The function H_v is passed to the CG-method, where it is used to calculate the required hessian vector products (note that I work with numpy arrays in my algorithm, not with tensors). All of this works and is resonably efficient. However, when I, for the purpose of comparison, implemented everything without Pytorch (the simple two-layer network, its output, loss function value, gradient and hessian-vector-function H_v) I made the following obervation: The Pytorch-Version is much faster calculating the output of the net and the loss function value and also faster when calculating the gradient.
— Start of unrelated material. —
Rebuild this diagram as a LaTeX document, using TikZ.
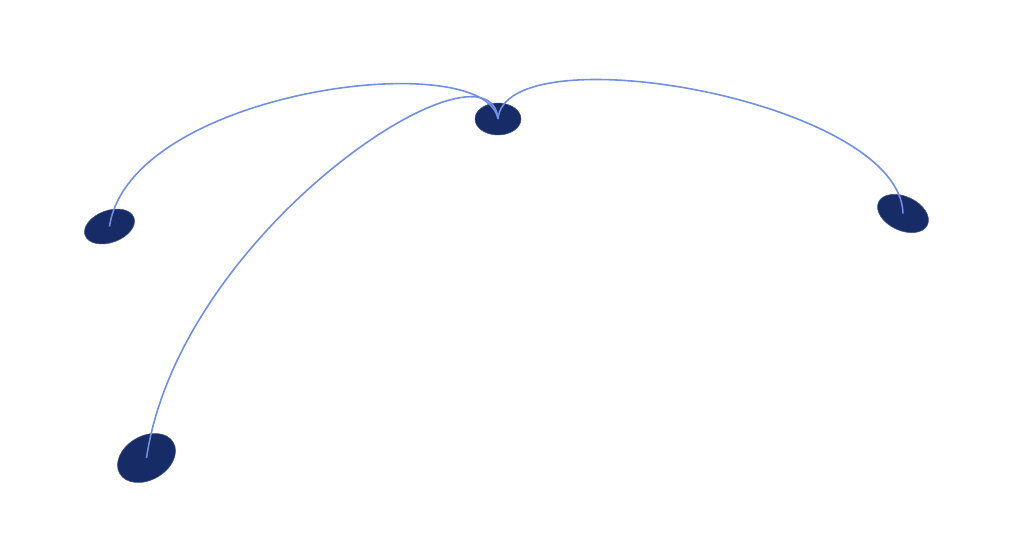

However, my pretty straightforwardly implemented hessian-vector function is faster than the the Pytorch-Version shown above, in particular for small batch sizes (e.g. the tensor “input” contains less than 1000 images of the mnist-dataset).

Since I am new to Pytorch and do not have a deep understanding of automatic differentiation, I wonder if there may be a better way of defining the function H_v in order to compute the hessian vector products as fast as possible.

Hi @Herb, after this procedure how to you access the actual hessian vector products?

I tried the following, which, in approach, is similar to your way:

======
linear = nn.Linear(10, 20)
x = torch.randn(1, 10)
out = linear(x).sum()

flatten = torch.cat([g.reshape(-1) for g in grads if g is not None])

x = torch.randn_like(flatten)

p=(flatten @ x)